Task statement
Count every line in the entries that contains "this". Report that count alone.

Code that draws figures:
☆ ☆ ☆ ☆

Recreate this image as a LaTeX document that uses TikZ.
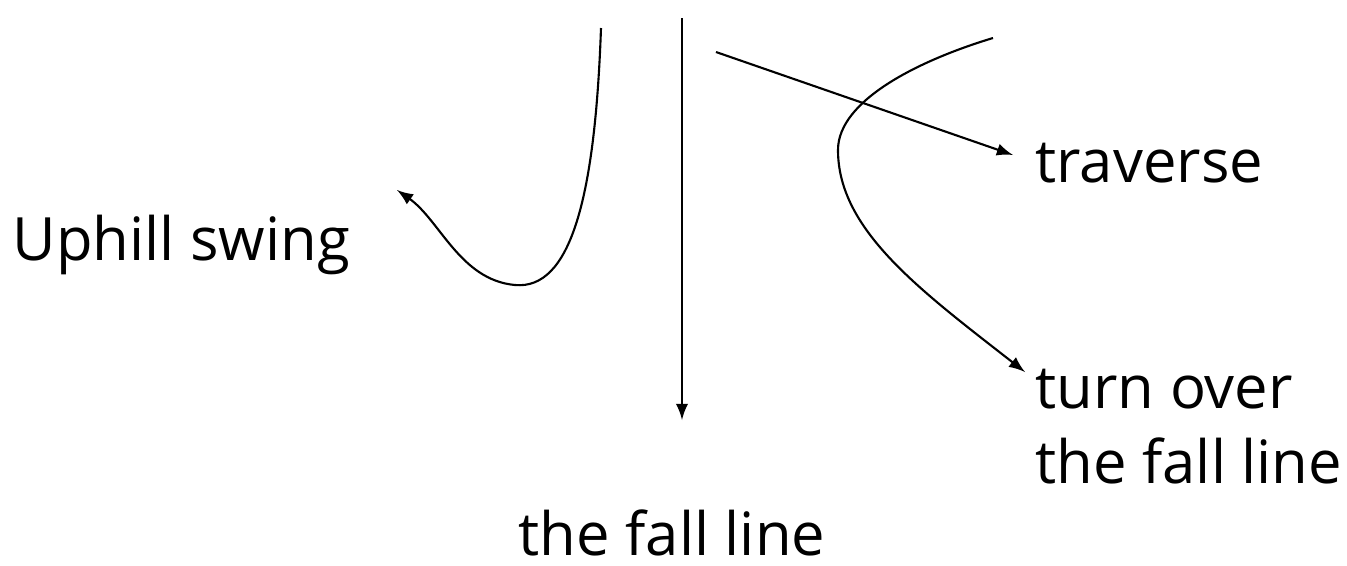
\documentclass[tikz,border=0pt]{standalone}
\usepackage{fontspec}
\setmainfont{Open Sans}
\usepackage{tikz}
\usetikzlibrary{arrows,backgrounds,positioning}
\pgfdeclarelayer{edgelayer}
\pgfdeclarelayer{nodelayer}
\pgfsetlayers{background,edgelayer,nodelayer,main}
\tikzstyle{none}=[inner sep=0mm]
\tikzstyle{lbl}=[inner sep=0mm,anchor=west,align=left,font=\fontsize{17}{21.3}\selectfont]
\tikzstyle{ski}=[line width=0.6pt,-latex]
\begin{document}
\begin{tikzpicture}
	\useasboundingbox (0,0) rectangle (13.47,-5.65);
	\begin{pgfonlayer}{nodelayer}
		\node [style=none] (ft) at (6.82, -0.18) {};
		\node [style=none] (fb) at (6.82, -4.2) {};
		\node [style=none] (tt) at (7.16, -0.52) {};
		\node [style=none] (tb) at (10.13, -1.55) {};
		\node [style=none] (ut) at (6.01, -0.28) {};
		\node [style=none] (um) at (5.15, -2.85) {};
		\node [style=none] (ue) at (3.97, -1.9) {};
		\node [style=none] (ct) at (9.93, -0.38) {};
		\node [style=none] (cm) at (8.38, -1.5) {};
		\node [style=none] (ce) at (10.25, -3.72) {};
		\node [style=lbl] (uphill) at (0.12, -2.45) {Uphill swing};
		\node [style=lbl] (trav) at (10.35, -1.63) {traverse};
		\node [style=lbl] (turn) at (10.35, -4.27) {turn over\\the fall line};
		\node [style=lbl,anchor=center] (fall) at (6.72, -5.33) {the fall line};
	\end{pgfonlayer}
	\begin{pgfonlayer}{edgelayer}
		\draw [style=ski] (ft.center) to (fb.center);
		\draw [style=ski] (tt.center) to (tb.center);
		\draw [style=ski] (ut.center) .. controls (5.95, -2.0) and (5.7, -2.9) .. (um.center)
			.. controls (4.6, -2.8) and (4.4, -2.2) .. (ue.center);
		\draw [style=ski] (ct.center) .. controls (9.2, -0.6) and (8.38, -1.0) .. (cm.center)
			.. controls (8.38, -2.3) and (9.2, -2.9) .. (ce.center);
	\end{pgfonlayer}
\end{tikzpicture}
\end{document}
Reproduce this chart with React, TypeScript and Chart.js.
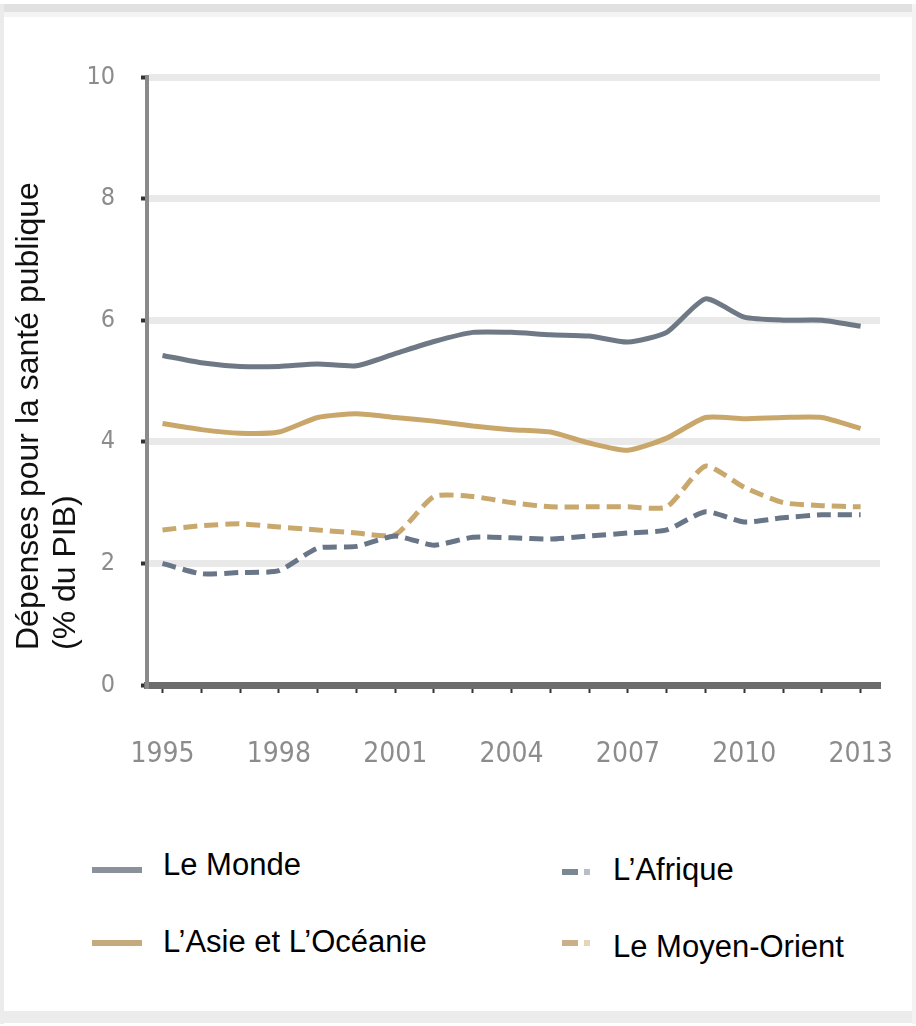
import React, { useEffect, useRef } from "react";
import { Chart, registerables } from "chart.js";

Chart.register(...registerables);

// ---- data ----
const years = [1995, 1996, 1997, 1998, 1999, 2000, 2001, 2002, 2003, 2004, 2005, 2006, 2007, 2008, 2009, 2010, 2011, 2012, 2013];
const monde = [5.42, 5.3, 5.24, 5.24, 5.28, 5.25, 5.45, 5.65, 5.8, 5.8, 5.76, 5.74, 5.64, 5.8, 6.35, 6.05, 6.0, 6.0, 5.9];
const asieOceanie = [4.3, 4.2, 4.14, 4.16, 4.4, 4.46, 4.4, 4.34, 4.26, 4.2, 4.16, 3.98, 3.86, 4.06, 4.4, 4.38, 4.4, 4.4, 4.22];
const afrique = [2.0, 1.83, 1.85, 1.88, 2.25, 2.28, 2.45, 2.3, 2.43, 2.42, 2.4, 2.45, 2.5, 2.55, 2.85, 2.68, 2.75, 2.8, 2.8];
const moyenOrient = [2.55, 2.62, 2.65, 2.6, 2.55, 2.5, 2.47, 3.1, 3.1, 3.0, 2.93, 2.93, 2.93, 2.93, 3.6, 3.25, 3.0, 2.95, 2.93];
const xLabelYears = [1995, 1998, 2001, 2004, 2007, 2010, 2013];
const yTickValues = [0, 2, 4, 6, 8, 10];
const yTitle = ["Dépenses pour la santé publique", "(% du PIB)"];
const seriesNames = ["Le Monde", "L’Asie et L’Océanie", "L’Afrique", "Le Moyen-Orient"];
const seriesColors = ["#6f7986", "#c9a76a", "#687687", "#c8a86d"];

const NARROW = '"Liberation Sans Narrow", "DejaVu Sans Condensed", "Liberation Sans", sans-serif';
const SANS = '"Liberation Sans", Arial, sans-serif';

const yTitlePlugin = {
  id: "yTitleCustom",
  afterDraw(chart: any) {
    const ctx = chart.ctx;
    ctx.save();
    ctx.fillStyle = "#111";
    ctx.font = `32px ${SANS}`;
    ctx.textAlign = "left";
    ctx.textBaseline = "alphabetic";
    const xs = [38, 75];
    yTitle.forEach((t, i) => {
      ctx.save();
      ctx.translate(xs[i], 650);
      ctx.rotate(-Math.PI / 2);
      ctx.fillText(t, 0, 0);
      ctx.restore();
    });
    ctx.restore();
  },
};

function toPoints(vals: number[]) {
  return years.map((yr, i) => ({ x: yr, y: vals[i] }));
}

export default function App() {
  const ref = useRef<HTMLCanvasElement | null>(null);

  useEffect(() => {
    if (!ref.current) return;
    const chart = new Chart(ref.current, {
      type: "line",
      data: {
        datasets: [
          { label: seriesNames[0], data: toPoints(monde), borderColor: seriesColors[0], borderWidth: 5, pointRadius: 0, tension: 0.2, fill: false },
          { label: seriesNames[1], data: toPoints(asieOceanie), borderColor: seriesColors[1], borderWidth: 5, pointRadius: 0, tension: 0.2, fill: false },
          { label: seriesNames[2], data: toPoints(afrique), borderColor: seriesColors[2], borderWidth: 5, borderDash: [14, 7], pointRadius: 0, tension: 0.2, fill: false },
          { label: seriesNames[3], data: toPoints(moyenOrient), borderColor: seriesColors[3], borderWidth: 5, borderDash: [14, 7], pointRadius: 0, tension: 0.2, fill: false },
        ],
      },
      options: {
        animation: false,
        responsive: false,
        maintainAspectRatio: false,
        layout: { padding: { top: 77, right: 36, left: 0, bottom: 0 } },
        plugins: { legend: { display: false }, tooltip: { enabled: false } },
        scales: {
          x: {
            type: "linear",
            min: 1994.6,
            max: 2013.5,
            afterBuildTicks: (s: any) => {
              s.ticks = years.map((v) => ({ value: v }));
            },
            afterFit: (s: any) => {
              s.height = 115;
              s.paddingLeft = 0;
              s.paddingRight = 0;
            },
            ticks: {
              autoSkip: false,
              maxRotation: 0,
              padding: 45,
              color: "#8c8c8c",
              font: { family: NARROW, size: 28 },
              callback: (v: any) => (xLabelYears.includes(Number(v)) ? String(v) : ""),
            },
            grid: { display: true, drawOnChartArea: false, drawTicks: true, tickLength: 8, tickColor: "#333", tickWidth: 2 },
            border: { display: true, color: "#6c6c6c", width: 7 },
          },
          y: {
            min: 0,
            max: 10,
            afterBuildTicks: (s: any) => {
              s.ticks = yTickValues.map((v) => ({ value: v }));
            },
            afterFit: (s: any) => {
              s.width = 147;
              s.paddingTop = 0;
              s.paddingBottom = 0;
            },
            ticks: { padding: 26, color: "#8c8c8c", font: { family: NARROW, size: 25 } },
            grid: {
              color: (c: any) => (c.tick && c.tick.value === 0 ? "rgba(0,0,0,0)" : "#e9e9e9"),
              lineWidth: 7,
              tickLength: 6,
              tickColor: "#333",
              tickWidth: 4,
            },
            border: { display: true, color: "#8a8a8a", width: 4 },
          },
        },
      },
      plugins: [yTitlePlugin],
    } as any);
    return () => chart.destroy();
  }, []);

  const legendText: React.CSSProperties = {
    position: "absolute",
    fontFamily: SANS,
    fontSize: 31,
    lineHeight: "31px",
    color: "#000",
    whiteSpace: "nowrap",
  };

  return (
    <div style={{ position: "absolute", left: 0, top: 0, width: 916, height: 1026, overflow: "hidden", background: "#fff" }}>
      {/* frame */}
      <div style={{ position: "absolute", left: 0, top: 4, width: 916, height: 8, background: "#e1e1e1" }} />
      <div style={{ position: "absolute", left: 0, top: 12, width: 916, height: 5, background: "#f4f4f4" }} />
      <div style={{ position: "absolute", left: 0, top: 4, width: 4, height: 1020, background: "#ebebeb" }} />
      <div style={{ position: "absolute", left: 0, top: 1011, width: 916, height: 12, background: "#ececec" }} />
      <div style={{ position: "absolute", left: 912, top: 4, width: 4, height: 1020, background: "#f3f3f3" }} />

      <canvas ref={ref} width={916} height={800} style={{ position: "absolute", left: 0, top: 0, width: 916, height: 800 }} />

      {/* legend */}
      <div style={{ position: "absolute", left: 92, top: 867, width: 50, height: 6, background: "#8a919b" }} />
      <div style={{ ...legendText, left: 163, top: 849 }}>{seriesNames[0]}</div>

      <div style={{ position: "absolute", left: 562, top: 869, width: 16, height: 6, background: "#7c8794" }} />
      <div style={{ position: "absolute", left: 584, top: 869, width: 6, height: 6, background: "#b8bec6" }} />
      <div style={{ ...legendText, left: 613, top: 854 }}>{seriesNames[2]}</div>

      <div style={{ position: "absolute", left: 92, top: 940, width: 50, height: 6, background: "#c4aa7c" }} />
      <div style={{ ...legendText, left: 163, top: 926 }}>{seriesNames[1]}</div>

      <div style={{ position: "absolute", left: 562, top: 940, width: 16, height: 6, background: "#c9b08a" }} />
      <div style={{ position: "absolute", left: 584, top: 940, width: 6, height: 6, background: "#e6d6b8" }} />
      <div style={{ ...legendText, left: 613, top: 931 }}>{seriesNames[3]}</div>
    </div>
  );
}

☆ ☆ ☆ ☆

Answer for the task
2